RIDICOLI SENSI DI COLPA, CREPATE. Tu davvero credi che l’amore con tua madre non sia patologico? Credi che sia un amore che viene dalla natura prima che dal cuore, lei che ti ha dato la vita e ti ha consentito di viverla insieme a tuo padre, se è rimasto. Ma tu non devi niente a nessuno. Per questo, di certo in Italia, l’amore verso la madre è uno degli amori più patologici che esistano. La politica del senso di colpa che viene inculcata a noi italiani – si dice che è perché abbiamo il Papa vicino, e di noi romani si dice anche peggio, considerato che ospitiamo dentro di noi quello staterello infingardo che è Città del Vaticano con il suo cattolicesimo ed il potere temporale – spiega i suoi effetti per tutta la vita. Non vuoi lasciare tua madre sola? Quanti italiani hanno rifiutato un lavoro all’estero per stare vicino alle proprie famiglie? Anche alle sorelle “zitelle” (ma ora si dice “nubili”) dei famigliari dei famigliari? Quanti, invece, hanno accettato quel posto all’estero e la mattina, svegliandosi felici della loro fuga di cervello ed esonerati dalle idiosincrasie ed idolatrie italiane, dunque fondamentalmente liberi, in realtà liberi non sono? Resta sempre quel sensetto di colpa, che fa prendere il telefono e quasi tutti i giorni se non più di una volta al giorno chiamare e dire: “Mà, come va? Come sta papà? Ah, capisco. Sì, me ne rendo conto, sì mamma sì mamma sì mamma” perché si è riempiti da quella vampata di problemi dei quali la menopausa non sopraggiunge mai.

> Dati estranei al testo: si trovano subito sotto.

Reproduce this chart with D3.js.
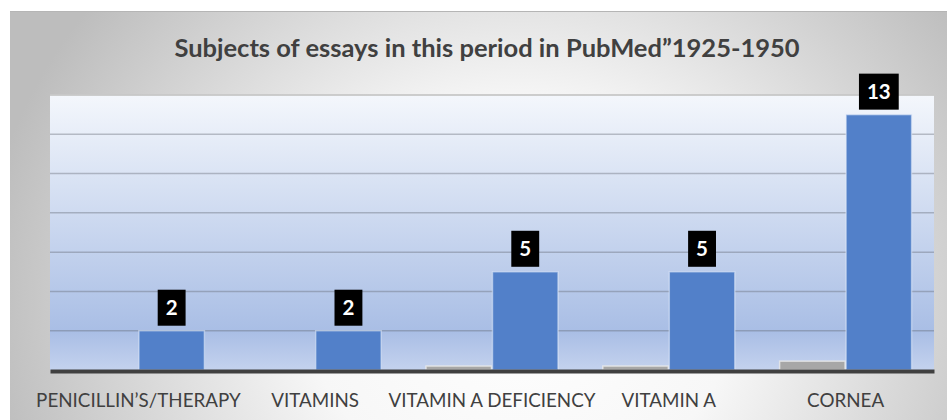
<!DOCTYPE html>
<html>
<head>
<meta charset="utf-8">
<script src="https://cdn.jsdelivr.net/npm/d3@7"></script>
<style>
  html, body { margin: 0; padding: 0; background: #ffffff; }
  svg { display: block; }
</style>
</head>
<body>
<div id="chart"></div>
<script>
const categories = ["PENICILLIN\u2019S/THERAPY", "VITAMINS", "VITAMIN A DEFICIENCY", "VITAMIN A", "CORNEA"];
const seriesNames = ["share", "count"];
const shareValues = [0, 0, 0.2, 0.2, 0.45];
const countValues = [2, 2, 5, 5, 13];
const yTicks = [0, 2, 4, 6, 8, 10, 12, 14];
const chartTitle = "Subjects of essays in this period in PubMed\u201d1925-1950";

const width = 947;
const height = 420;
const plot = { left: 50, right: 934, top: 95, bottom: 370 };

const svg = d3.select("#chart").append("svg")
  .attr("width", width)
  .attr("height", height);

const defs = svg.append("defs");

const bgGrad = defs.append("radialGradient")
  .attr("id", "bg-grad")
  .attr("gradientUnits", "userSpaceOnUse")
  .attr("cx", 520).attr("cy", 300).attr("r", 540)
  .attr("gradientTransform", "translate(520,300) scale(1,0.9) translate(-520,-300)");
bgGrad.append("stop").attr("offset", 0).attr("stop-color", "#ffffff");
bgGrad.append("stop").attr("offset", 0.4).attr("stop-color", "#f7f7f7");
bgGrad.append("stop").attr("offset", 1).attr("stop-color", "#bdbdbd");

const plotGrad = defs.append("linearGradient")
  .attr("id", "plot-grad")
  .attr("x1", 0).attr("y1", 0).attr("x2", 0).attr("y2", 1);
plotGrad.append("stop").attr("offset", 0).attr("stop-color", "#f4f7fc");
plotGrad.append("stop").attr("offset", 0.86).attr("stop-color", "#a9bee5");
plotGrad.append("stop").attr("offset", 1).attr("stop-color", "#c4d2ee");

// outer chart area
svg.append("rect")
  .attr("x", 10).attr("y", 11)
  .attr("width", width - 10).attr("height", height - 11)
  .attr("fill", "url(#bg-grad)");
svg.append("line")
  .attr("x1", 10).attr("x2", width)
  .attr("y1", 11.5).attr("y2", 11.5)
  .attr("stroke", "#b5b5b5").attr("stroke-width", 1);

svg.append("text")
  .attr("x", 487)
  .attr("y", 57)
  .attr("text-anchor", "middle")
  .style("font-family", "Lato, 'Open Sans', sans-serif")
  .style("font-weight", "bold")
  .style("font-size", "25.5px")
  .style("fill", "#404040")
  .text(chartTitle);

const x0 = d3.scaleBand()
  .domain(categories)
  .range([plot.left, plot.right])
  .padding(0);

const x1 = d3.scaleBand()
  .domain(seriesNames)
  .range([0, x0.bandwidth()])
  .paddingInner(0.015)
  .paddingOuter(0.337);

const y = d3.scaleLinear()
  .domain([0, 14])
  .range([plot.bottom, plot.top]);

// plot area
svg.append("rect")
  .attr("x", plot.left).attr("y", plot.top)
  .attr("width", plot.right - plot.left)
  .attr("height", plot.bottom - plot.top)
  .attr("fill", "url(#plot-grad)");

// gridlines
svg.append("g")
  .selectAll("line")
  .data(yTicks.filter(t => t > 0))
  .join("line")
  .attr("x1", plot.left).attr("x2", plot.right)
  .attr("y1", d => y(d)).attr("y2", d => y(d))
  .attr("stroke", d => d === 14 ? "rgba(200,200,200,0.9)" : "rgba(95,100,110,0.38)")
  .attr("stroke-width", d => d === 14 ? 2 : 1.5);

const groups = svg.append("g")
  .selectAll("g")
  .data(categories.map((c, i) => ({ cat: c, share: shareValues[i], count: countValues[i] })))
  .join("g")
  .attr("transform", d => `translate(${x0(d.cat)},0)`);

groups.append("rect")
  .attr("x", x1("share"))
  .attr("width", x1.bandwidth())
  .attr("y", d => y(d.share))
  .attr("height", d => y(0) - y(d.share))
  .attr("fill", "#a7a7a7")
  .attr("stroke", "rgba(235,235,235,0.8)")
  .attr("stroke-width", d => d.share > 0 ? 1.5 : 0);

groups.append("rect")
  .attr("x", x1("count"))
  .attr("width", x1.bandwidth())
  .attr("y", d => y(d.count))
  .attr("height", d => y(0) - y(d.count))
  .attr("fill", "#5280c9")
  .attr("stroke", "rgba(225,235,250,0.55)")
  .attr("stroke-width", 1.5);

// data labels in black boxes
const labels = groups.append("g")
  .attr("transform", d => `translate(${x1("count") + x1.bandwidth() / 2},${y(d.count) - 5 - 18})`);

labels.append("text")
  .attr("text-anchor", "middle")
  .attr("dy", "0.36em")
  .style("font-family", "Lato, 'Open Sans', sans-serif")
  .style("font-weight", "bold")
  .style("font-size", "20.5px")
  .style("fill", "#ffffff")
  .text(d => d.count)
  .each(function() {
    const w = this.getComputedTextLength() + 16;
    d3.select(this.parentNode).insert("rect", "text")
      .attr("x", -w / 2).attr("y", -18)
      .attr("width", w).attr("height", 36)
      .attr("fill", "#000000");
  });

// x axis
const xAxis = svg.append("g")
  .attr("transform", `translate(0,${plot.bottom})`)
  .call(d3.axisBottom(x0).tickSize(0).tickPadding(0));

xAxis.select(".domain")
  .attr("stroke", "#404040")
  .attr("stroke-width", 4)
  .attr("transform", "translate(0,1)");

xAxis.selectAll(".tick text")
  .attr("y", 37)
  .attr("dy", 0)
  .style("font-family", "Lato, 'Open Sans', sans-serif")
  .style("font-size", "18.8px")
  .style("fill", "#404040");
</script>
</body>
</html>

L’amore con la madre è una delle cose più patologiche che noi italiani abbiamo nel nostro patrimonio ereditario, tanto da farmi desiderare di svegliarmi un giorno svedese, ancora meglio finlandese: avrei, innanzitutto, vari assegni dello Stato, ad esempio quello per ciascun figlio che faccio. Poiché non ho intenzione di fare figli, avrei altri assegni e di certo nessuno mi guarderebbe stranamente, come fossi sulla via di quelle famose zie con la z di zitelle. Questa è l’Italia, e l’amore per essa è estremamente patologico. È assurdo sbavare per mozzarelle di bufala e cannoli siciliani, dire “io sono italiano” con tutta quella presupponenza, stare a spiegare agli amici che vengono dall’estero di quanto siamo addirittura stanchi di tutti questi turisti; assurdo poi, arrivare a fine mese sbattendosi senza nessun aiuto, logorati dai call center che chiamanoalmeno una ventina di volte al giorno (se ti iscrivi al Registro delle Opposizioni da lì prenderanno il tuo numero e paradossalmente riceverai il doppio delle telefonate da operatori di falsi e truffe), finiti dalle tasse, dagli obblighi, dalle stupidaggini televisive, dal monopolio di una Maria de Filippi che ha decerebrato milioni di spettatori, esautorati da brutta musica e brutti film, privi di speranze su qualsivoglia cosa – non puoi aprire un business, non puoi andare in pensione, non puoi cercare lavoro senza la frustrazione di non trovarlo, non puoi fare nulla. Eccolo l’amore più patologico, quello per questa Italietta inutile che è solo bella ma nemmeno troppo: non saranno da meno i panorami del Nevada o quelle infinite costiere australiane, non saranno brutte le isole maldiviane, thailandesi, filippine, solo perché abbiamo la Toscana non potremmo definirci migliori di quelle infinite distese di ghiacci verso i Poli dove andiamo a cercare aurore boreali sulle slitte.
Così se un genio della lampada mi chiedesse quei tre desideri per liberarlo, annetterei al mio primo, segreto desiderio, questi: voglio una landa dove posso atterrare che sia tutta mia e dove arrivi solo bella musica; voglio che sia espulsa immediatamente dalla stessa memoria Città del Vaticano con tutte le altre religioni del mondo, perché “pace” lo sappiamo dire tutti, non serve un nuovo Papa che Putin non ascolterà, eliminati gli estremisti, eliminato ogni riferimento al post mortem, che si coltivi la vita senza pensare a quando saremo morti e senza sensi di colpa verso l’Italia, verso Dio, verso tua madre, verso se stessi. Punto tutto, però, sul mio primo desiderio: quello mi garantirà la felicità, il secondo mi darà panorami illesi da visitare con il mio elicottero, il terzo mi toglierà, finalmente, quell’angosciosa voglia ossia necessità di chiamare mia madre ovunque io sia, soprattutto se sto bene, e la tradurrà in uno spontaneo e dolce “mi manchi” esente da tutte quelle tasse da pagare alla nostra stupidità culturale.